In traditional synchronous programming, each task is executed one after the other, blocking the execution until the current task is completed. This can lead to inefficiencies, especially when dealing with I/O bound operations such as network requests or database queries.

On the other hand, asynchronous programming allows tasks to be executed concurrently without waiting for each task to complete before moving on to the next one. This is achieved through non-blocking operations and event-driven architecture.

Overview of event loops and coroutines

At the heart of asynchronous programming in Python lies the concept of event loops and coroutines. An event loop is responsible for managing multiple tasks and scheduling their execution based on events that occur during runtime.

Coroutines, also known as async functions or generators, are used to define individual tasks that can be scheduled by an event loop. They allow for non-blocking I/O operations by yielding control back to the event loop whenever an operation would block.

Comparison of traditional threading vs asynchronous programming

While traditional threading can also achieve concurrency, it comes with its own set of challenges. Threads are more resource-intensive compared to coroutines since they require separate memory stacks and synchronization mechanisms.

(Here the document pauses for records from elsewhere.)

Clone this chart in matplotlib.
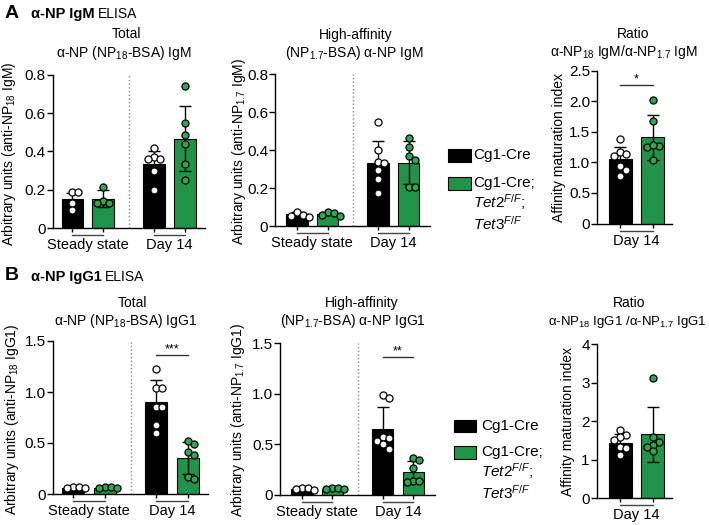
import matplotlib
matplotlib.use("Agg")
import matplotlib.pyplot as plt
import numpy as np
from matplotlib import transforms
from matplotlib.patches import Rectangle

plt.rcParams['font.family'] = 'Liberation Sans'
plt.rcParams['mathtext.fontset'] = 'custom'
plt.rcParams['mathtext.rm'] = 'Liberation Sans'
plt.rcParams['mathtext.it'] = 'Liberation Sans:italic'
plt.rcParams['mathtext.bf'] = 'Liberation Sans:bold'

# ---- data ----
groups = ['Steady state', 'Day 14']
legend_labels = ['Cg1-Cre', 'Cg1-Cre;\n$\\mathit{Tet2}^{\\mathit{F/F}}$;\n$\\mathit{Tet3}^{\\mathit{F/F}}$']

# A: IgM, total (NP18)
igm_total_mean = [0.15, 0.153, 0.335, 0.466]
igm_total_sd = [0.035, 0.045, 0.07, 0.17]
igm_total_pts = [[0.19, 0.19, 0.13, 0.095],
                 [0.215, 0.14, 0.13, 0.13],
                 [0.42, 0.37, 0.36, 0.36, 0.30, 0.20],
                 [0.74, 0.55, 0.485, 0.44, 0.335, 0.25]]
# A: IgM, high affinity (NP1.7)
igm_high_mean = [0.062, 0.064, 0.333, 0.334]
igm_high_sd = [0.01, 0.008, 0.114, 0.113]
igm_high_pts = [[0.075, 0.06, 0.055, 0.05],
                [0.075, 0.07, 0.06, 0.055],
                [0.545, 0.40, 0.335, 0.33, 0.295, 0.25, 0.175],
                [0.465, 0.415, 0.37, 0.345, 0.205, 0.205]]
# A: IgM ratio
igm_ratio_mean = [1.05, 1.415]
igm_ratio_sd = [0.20, 0.37]
igm_ratio_pts = [[1.38, 1.17, 1.14, 1.10, 0.95, 0.87, 0.78],
                 [2.02, 1.68, 1.27, 1.26, 1.28, 1.04]]

# B: IgG1, total (NP18)
igg_total_mean = [0.062, 0.062, 0.905, 0.352]
igg_total_sd = [0.008, 0.008, 0.21, 0.158]
igg_total_pts = [[0.07, 0.065, 0.06, 0.055],
                 [0.07, 0.065, 0.06, 0.055],
                 [1.225, 1.04, 1.04, 0.855, 0.855, 0.68, 0.60],
                 [0.52, 0.49, 0.415, 0.38, 0.17, 0.147]]
# B: IgG1, high affinity (NP1.7)
igg_high_mean = [0.058, 0.06, 0.655, 0.232]
igg_high_sd = [0.008, 0.008, 0.219, 0.10]
igg_high_pts = [[0.07, 0.065, 0.055, 0.05],
                [0.07, 0.065, 0.06, 0.055],
                [0.99, 0.96, 0.57, 0.56, 0.53, 0.50, 0.45],
                [0.37, 0.346, 0.27, 0.142, 0.142, 0.125]]
# B: IgG1 ratio
igg_ratio_mean = [1.43, 1.66]
igg_ratio_sd = [0.25, 0.72]
igg_ratio_pts = [[1.78, 1.65, 1.60, 1.52, 1.33, 1.30, 1.13],
                 [3.12, 1.60, 1.47, 1.39, 1.34, 1.22]]

GREEN = '#22944a'
GREEN_PT = '#2ea653'

W, H = 709, 525
fig = plt.figure(figsize=(W / 100, H / 100), dpi=100)


def px_axes(x0, x1, ytop, ybot):
    return fig.add_axes([x0 / W, 1 - ybot / H, (x1 - x0) / W, (ybot - ytop) / H])


def swarm(vals, ymax, h_px, unit_px, d=6.0):
    # simple beeswarm offsets so the dots don't pile up
    ypx = np.array(vals) / ymax * h_px
    order = np.argsort(-ypx)
    cand = [0.0]
    for k in range(1, 8):
        cand += [k * d / 2, -k * d / 2]
    placed = []
    offs = np.zeros(len(vals))
    for i in order:
        for c in cand:
            if all((c - px) ** 2 + (ypx[i] - py) ** 2 >= d ** 2 for px, py in placed):
                break
        placed.append((c, ypx[i]))
        offs[i] = c / unit_px
    return offs


def panel(ax, pos, means, sds, pts, ymax, yticks, yticklabels, xlim, h_px, unit_px, grp_spans):
    ax.set_xlim(*xlim)
    ax.set_ylim(0, ymax)
    for i, x in enumerate(pos):
        ko = i % 2 == 1
        ax.bar(x, means[i], width=0.7, color=GREEN if ko else 'black',
               edgecolor='black', linewidth=0.8, zorder=1)
        ax.errorbar(x, means[i], yerr=sds[i], color='black', capsize=4,
                    elinewidth=1, capthick=1, zorder=2)
        off = swarm(pts[i], ymax, h_px, unit_px)
        ax.scatter(x + off, pts[i], s=26, facecolor=GREEN_PT if ko else 'white',
                   edgecolor='black', linewidth=0.9, zorder=3, clip_on=False)
    for s in ['top', 'right']:
        ax.spines[s].set_visible(False)
    for s in ['left', 'bottom']:
        ax.spines[s].set_linewidth(1)
    ax.set_yticks(yticks)
    ax.set_yticklabels(yticklabels)
    ax.set_xticks(pos)
    ax.set_xticklabels([])
    ax.tick_params(axis='y', length=4, width=1, labelsize=11, pad=1)
    ax.tick_params(axis='x', length=3, width=1)
    trans = transforms.blended_transform_factory(ax.transData, ax.transAxes)
    line_t = transforms.offset_copy(trans, fig=fig, y=-7, units='dots')
    text_t = transforms.offset_copy(trans, fig=fig, y=-17, units='dots')
    for (a, b), lab in grp_spans:
        ax.plot([a, b], [0, 0], color='#444444', lw=1, transform=line_t, clip_on=False)
        ax.text((a + b) / 2, 0, lab, transform=text_t, ha='center', va='center', fontsize=10.5)


def sig(ax, x0, x1, y, stars):
    ax.plot([x0, x1], [y, y], color='#333333', lw=1)
    ax.text((x0 + x1) / 2, y, stars, ha='center', va='bottom', fontsize=9)


pos4 = [0, 1, 2.65, 3.65]
pos2 = [0, 1]
spans4 = [((0, 1), groups[0]), ((2.65, 3.65), groups[1])]
spans2 = [((0, 1), groups[1])]

# ---------------- row A ----------------
ax = px_axes(52.7, 205, 75, 228)
panel(ax, pos4, igm_total_mean, igm_total_sd, igm_total_pts, 0.8,
      [0, 0.2, 0.4, 0.6, 0.8], ['0', '0.2', '0.4', '0.6', '0.8'],
      (-0.64, 4.3), 153, 30.8, spans4)
ax.axvline(1.825, color='#888888', ls=':', lw=1)

ax = px_axes(275, 430, 74, 226)
panel(ax, pos4, igm_high_mean, igm_high_sd, igm_high_pts, 0.8,
      [0, 0.2, 0.4, 0.6, 0.8], ['0', '0.2', '0.4', '0.6', '0.8'],
      (-0.72, 4.35), 152, 30.6, spans4)
ax.axvline(1.825, color='#888888', ls=':', lw=1)

ax = px_axes(597, 672, 71, 223.5)
panel(ax, pos2, igm_ratio_mean, igm_ratio_sd, igm_ratio_pts, 2.5,
      [0, 0.5, 1.0, 1.5, 2.0, 2.5], ['0', '0.5', '1.0', '1.5', '2.0', '2.5'],
      (-0.7, 1.58), 152.5, 33, spans2)
sig(ax, 0, 1, 2.27, '*')

# ---------------- row B ----------------
ax = px_axes(52.7, 208, 341, 494)
panel(ax, pos4, igg_total_mean, igg_total_sd, igg_total_pts, 1.5,
      [0, 0.5, 1.0, 1.5], ['0', '0.5', '1.0', '1.5'],
      (-0.66, 4.3), 153, 31.3, spans4)
ax.axvline(1.825, color='#888888', ls=':', lw=1)
sig(ax, 2.65, 3.65, 1.36, '***')

ax = px_axes(280, 434.6, 343.3, 495)
panel(ax, pos4, igg_high_mean, igg_high_sd, igg_high_pts, 1.5,
      [0, 0.5, 1.0, 1.5], ['0', '0.5', '1.0', '1.5'],
      (-0.72, 4.35), 151.7, 30.5, spans4)
ax.axvline(1.825, color='#888888', ls=':', lw=1)
sig(ax, 2.65, 3.65, 1.365, '**')

ax = px_axes(596.7, 672, 344.3, 498.3)
panel(ax, pos2, igg_ratio_mean, igg_ratio_sd, igg_ratio_pts, 4,
      [0, 1, 2, 3, 4], ['0', '1', '2', '3', '4'],
      (-0.72, 1.59), 154, 32.5, spans2)


# ---------------- texts ----------------
def ftext(x, y, s, **kw):
    return fig.text(x / W, 1 - y / H, s, **kw)


renderer = fig.canvas.get_renderer()
for letter, bold, y in [('A', 'α-NP IgM', 14), ('B', 'α-NP IgG1', 277)]:
    ftext(5, y - 1, letter, fontsize=14, fontweight='bold', va='center')
    t = ftext(31, y, bold, fontsize=10.5, fontweight='bold', va='center')
    bb = t.get_window_extent(renderer)
    ftext(bb.x1 + 3.5, y, 'ELISA', fontsize=10, va='center')

tkw = dict(fontsize=10, ha='center', va='center')
ftext(126, 34, 'Total', **tkw)
ftext(124, 53, 'α-NP (NP$_{18}$-BSA) IgM', **tkw)
ftext(356, 35, 'High-affinity', **tkw)
ftext(354, 53, '(NP$_{1.7}$-BSA) α-NP IgM', **tkw)
ftext(633, 34, 'Ratio', **tkw)
ftext(624, 52, 'α-NP$_{18}$ IgM/α-NP$_{1.7}$ IgM', **tkw)
ftext(132, 303, 'Total', **tkw)
ftext(126, 321, 'α-NP (NP$_{18}$-BSA) IgG1', **tkw)
ftext(362, 303, 'High-affinity', **tkw)
ftext(353, 321, '(NP$_{1.7}$-BSA) α-NP IgG1', **tkw)
ftext(629, 303, 'Ratio', **tkw)
ftext(627, 322, 'α-NP$_{18}$ IgG1 /α-NP$_{1.7}$ IgG1', fontsize=9.5, ha='center', va='center')

ykw = dict(fontsize=10, ha='center', va='center', rotation=90)
ftext(9, 154, 'Arbitrary units (anti-NP$_{18}$ IgM)', **ykw)
ftext(239, 151, 'Arbitrary units (anti-NP$_{1.7}$ IgM)', **ykw)
ftext(559, 148, 'Affinity maturation index', **ykw)
ftext(12, 419, 'Arbitrary units (anti-NP$_{18}$ IgG1)', **ykw)
ftext(238, 420, 'Arbitrary units (anti-NP$_{1.7}$ IgG1)', **ykw)
ftext(568, 421, 'Affinity maturation index', **ykw)


# ---------------- legends ----------------
def legend(x0, y_black, y_green, x_text):
    for y, c in [(y_black, 'black'), (y_green, GREEN)]:
        fig.patches.append(Rectangle((x0 / W, 1 - (y + 12.5) / H), 23 / W, 12.5 / H,
                                     facecolor=c, edgecolor='black', lw=0.8,
                                     transform=fig.transFigure))
    ftext(x_text, y_black + 6.5, legend_labels[0], fontsize=11, va='center')
    ftext(x_text, y_green - 1, legend_labels[1], fontsize=11, va='top', linespacing=1.15)


legend(448, 149, 177, 473)
legend(453.5, 419.5, 446, 481)

fig.savefig('out.png', dpi=100)
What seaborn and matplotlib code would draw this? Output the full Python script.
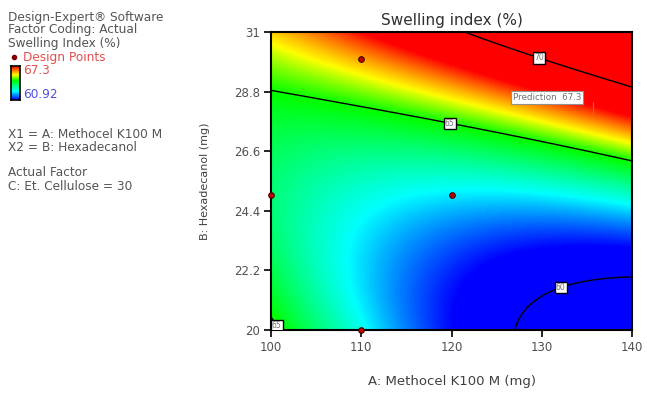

Additionally, threads can suffer from issues such as race conditions and deadlocks when multiple threads access shared resources simultaneously. Asynchronous programming avoids these problems by using a single thread with cooperative multitasking.

II. Benefits of Asynchronous Python for Backend Performance

Asynchronous Python brings several benefits when it comes to boosting backend performance:

Improved scalability and resource utilization

By leveraging asynchronous programming techniques, backend systems can handle a larger number of concurrent requests without requiring additional resources. This is particularly useful in scenarios where the system needs to handle a high volume of I/O bound operations, such as serving multiple clients simultaneously.

Handling I/O bound operations more efficiently

Asynchronous programming shines when it comes to handling I/O bound operations. By allowing tasks to yield control back to the event loop during blocking operations, other tasks can be executed in the meantime. This leads to better overall throughput and responsiveness.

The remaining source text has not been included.